Il n’y a pas que les forces de l’ordre qui se montrent préoccupées par le phénomène « Pokémon Go ». Trois questions écrites viennent d’être posées au gouvernement, les parlementaires profitant manifestement de leur pause estivale pour interpeller l’exécutif – et faire un peu de buzz.
« Absorbés par le jeu et ne faisant plus forcément la part des choses entre le monde réel et le monde virtuel, les joueurs sont susceptibles de s'introduire en tous lieux pour parvenir à récupérer du "bonus pokémon" », peste le député Michel Sordi, plus de deux semaines après l’arrivée de l’application Pokémon Go en France. Au travers d’une première question écrite, parue aujourd’hui au Journal officiel, l’élu Les Républicains demande au ministre de l’Intérieur de prendre des « mesures adéquates » face à ce « phénomène émergent ».
Alors que l’état d’urgence vient tout juste d’être prorogé, le parlementaire veut éviter « que des individus ne pénètrent sur des sites sensibles », que des joueurs se regroupent « en grand nombre sur la voie publique » ou s’introduisent illégalement chez des particuliers. L’exécutif se voit ainsi invité à lancer « une campagne de sensibilisation sur les méfaits de ce jeu », mais aussi – et surtout – à voir si « les sites sensibles (centrales nucléaires, sites militaires, etc.) [pourraient] être brouillés des plans de l'application ». Comme nous le signalent plusieurs lecteurs, le député semble ignorer qu'il est d'ores et déjà possible de demander le retrait d'arènes ou de PokéStops (cf ce formulaire).
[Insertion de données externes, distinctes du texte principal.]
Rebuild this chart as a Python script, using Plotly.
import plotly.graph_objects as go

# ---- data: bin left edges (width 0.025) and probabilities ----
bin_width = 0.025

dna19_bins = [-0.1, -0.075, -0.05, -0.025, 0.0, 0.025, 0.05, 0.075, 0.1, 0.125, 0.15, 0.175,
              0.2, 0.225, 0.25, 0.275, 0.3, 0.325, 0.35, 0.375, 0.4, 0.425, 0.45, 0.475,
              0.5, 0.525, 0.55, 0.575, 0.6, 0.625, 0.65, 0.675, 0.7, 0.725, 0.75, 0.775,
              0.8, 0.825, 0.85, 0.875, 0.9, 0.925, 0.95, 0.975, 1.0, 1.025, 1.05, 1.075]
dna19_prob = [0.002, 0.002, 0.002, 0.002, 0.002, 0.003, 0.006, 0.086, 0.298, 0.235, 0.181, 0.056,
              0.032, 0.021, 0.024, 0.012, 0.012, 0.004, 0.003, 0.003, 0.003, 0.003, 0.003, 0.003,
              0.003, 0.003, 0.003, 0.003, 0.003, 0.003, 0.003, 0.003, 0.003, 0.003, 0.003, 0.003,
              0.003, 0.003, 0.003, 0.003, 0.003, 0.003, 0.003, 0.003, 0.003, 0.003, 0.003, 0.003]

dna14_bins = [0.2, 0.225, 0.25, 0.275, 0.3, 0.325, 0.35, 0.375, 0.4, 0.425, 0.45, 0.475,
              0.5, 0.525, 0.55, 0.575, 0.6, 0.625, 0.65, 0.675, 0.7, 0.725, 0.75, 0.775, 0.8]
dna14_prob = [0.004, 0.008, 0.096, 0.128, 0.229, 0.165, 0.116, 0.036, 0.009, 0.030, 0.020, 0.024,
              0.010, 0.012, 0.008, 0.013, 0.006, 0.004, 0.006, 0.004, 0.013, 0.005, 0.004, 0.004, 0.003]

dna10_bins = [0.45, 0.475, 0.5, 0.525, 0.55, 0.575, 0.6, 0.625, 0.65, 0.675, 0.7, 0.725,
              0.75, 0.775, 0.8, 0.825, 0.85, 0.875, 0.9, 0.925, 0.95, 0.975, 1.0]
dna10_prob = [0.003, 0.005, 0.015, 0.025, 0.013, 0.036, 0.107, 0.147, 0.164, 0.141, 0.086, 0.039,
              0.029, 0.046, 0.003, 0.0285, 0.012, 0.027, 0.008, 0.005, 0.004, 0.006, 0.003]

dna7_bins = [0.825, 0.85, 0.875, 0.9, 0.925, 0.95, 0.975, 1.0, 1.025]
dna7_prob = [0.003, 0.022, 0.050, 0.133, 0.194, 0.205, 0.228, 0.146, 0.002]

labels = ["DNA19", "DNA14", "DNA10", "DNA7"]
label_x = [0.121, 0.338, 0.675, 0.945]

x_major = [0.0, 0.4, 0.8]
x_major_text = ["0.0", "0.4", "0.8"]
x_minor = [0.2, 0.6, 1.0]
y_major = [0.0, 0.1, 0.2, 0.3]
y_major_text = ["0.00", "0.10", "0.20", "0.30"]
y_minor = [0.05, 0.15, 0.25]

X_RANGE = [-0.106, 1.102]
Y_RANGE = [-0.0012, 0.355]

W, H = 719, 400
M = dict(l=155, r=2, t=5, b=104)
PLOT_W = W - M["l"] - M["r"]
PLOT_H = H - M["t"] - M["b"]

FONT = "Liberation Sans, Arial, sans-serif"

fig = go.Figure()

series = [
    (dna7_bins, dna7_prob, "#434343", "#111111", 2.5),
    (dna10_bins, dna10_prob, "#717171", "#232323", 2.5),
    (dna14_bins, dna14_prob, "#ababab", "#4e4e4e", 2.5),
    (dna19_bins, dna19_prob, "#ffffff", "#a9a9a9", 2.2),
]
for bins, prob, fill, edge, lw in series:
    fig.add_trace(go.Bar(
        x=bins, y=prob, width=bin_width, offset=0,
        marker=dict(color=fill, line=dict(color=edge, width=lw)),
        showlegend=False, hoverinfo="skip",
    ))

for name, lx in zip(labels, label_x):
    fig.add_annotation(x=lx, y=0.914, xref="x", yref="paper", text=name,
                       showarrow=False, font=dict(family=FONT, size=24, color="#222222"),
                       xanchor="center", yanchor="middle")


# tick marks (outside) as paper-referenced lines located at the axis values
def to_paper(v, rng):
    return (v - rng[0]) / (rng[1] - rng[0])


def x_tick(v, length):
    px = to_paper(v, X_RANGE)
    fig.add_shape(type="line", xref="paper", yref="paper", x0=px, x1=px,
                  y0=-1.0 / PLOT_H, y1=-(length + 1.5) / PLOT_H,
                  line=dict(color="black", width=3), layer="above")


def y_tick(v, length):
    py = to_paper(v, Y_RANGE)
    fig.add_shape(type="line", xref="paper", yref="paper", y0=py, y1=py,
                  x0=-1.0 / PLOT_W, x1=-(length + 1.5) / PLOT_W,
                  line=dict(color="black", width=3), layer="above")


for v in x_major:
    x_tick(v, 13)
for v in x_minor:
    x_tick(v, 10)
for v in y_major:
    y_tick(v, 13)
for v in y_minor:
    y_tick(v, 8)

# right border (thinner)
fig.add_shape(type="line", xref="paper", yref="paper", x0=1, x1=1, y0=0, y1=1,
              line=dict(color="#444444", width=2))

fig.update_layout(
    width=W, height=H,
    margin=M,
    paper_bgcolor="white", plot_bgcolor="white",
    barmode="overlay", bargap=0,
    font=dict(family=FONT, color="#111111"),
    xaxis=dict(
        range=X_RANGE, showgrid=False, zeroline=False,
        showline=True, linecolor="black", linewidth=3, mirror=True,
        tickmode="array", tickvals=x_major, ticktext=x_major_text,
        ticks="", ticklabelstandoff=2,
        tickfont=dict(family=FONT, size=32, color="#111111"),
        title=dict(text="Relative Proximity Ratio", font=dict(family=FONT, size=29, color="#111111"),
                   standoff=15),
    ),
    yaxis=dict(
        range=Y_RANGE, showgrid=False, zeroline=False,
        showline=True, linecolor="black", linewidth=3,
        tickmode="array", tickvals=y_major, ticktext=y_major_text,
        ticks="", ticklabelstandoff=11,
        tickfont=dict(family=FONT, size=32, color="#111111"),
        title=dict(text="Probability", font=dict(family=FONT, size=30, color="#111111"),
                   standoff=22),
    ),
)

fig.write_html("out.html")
La seconde question écrite de Michel Sordi est à destination de la ministre de l’Éducation nationale. L’élu suggère à Najat Vallaud-Belkacem l’organisation d’une « campagne de sensibilisation à la pratique de ce jeu pour les élèves à la rentrée scolaire 2016 ».
Face au phénomène #PokemonGO, parents de dresseurs #Pokémon, ne restez pas démunis! Restez maîtres du jeu #Vigilance pic.twitter.com/gTc9GGWU3Q
— GendarmerieNationale (@Gendarmerie) 23 juillet 2016
Entre campagne de sensibilisation des élèves et appel à légiférer
La salve se poursuit sous la plume de Vincent Ledoux. Le député (LR) du Nord soutient que le jeu Pokémon Go, « constitué d'un algorithme permettant la navigation entre les mondes réel et virtuel sur la base de transformations de la réalité par les techniques de modification, incrustation ou dissimulation », se révèle, « en l'état actuel du droit positif, confronté à un vide ou à un déficit juridique ».
« Les données à caractère personnel des joueurs font l'objet de transferts vers les serveurs américains de Nintendo, propriétaire du jeu », fait tout d’abord valoir l’élu. « Le Safe Harbor – cadre juridique permettant aux entreprises de transférer des données vers les États-Unis – auquel se réfère ce jeu, a récemment été invalidé par la Cour de justice de l'Union européenne, ne permettant donc plus un transfert légal vers ledit pays » poursuit-il. Vincent Ledoux semble cependant ignorer que d’un, le jeu a été développé par Niantic, et non par Nintendo ; de deux, que le Privacy Shield a pris depuis peu la relève du Safe Harbor...
« Le jeu soulève ensuite une problématique liée au droit de la consommation, embraye le député. Les achats intégrés à l'application excluent tout droit de rétractation [en principe de 14 jours, ndlr] tel que prévu pourtant par notre Code de la consommation ». Là aussi, il ne faut pas oublier que certaines exceptions sont possibles – notamment en cas de fourniture de services pleinement exécutés avant la fin du délai de rétractation et après renoncement exprès du consommateur. En pratique, Google propose un formulaire permettant de demander le remboursement d'un achat in-app jusqu'à 48 heures après sa validation.
Enfin, « dans la mesure où la localisation des joueurs peut être accessible à l'ensemble de la communauté d'utilisateurs, d'autres problématiques liées à la criminalité de droit commun ou au terrorisme sont également à craindre » affirme Vincent Ledoux – quand bien même il n'y a aucun moyen direct de connaître la position d'un autre joueur via l'application. L’élu pointe également « l'absence de réglementation spécifique à cette industrie du jeu en ligne » et regrette que les éditeurs s'exonèrent bien souvent « de toute responsabilité pour tout dommage que la participation [à leurs jeux] pourrait créer ».
La secrétaire d’État au Numérique, à qui est adressée cette question écrite, se voit invitée à présenter les plans du gouvernement « pour pallier ce vide juridique et renforcer activement la protection de notre communauté nationale et des usagers potentiels ». L’exécutif dispose (en théorie) de deux mois pour répondre aux parlementaires.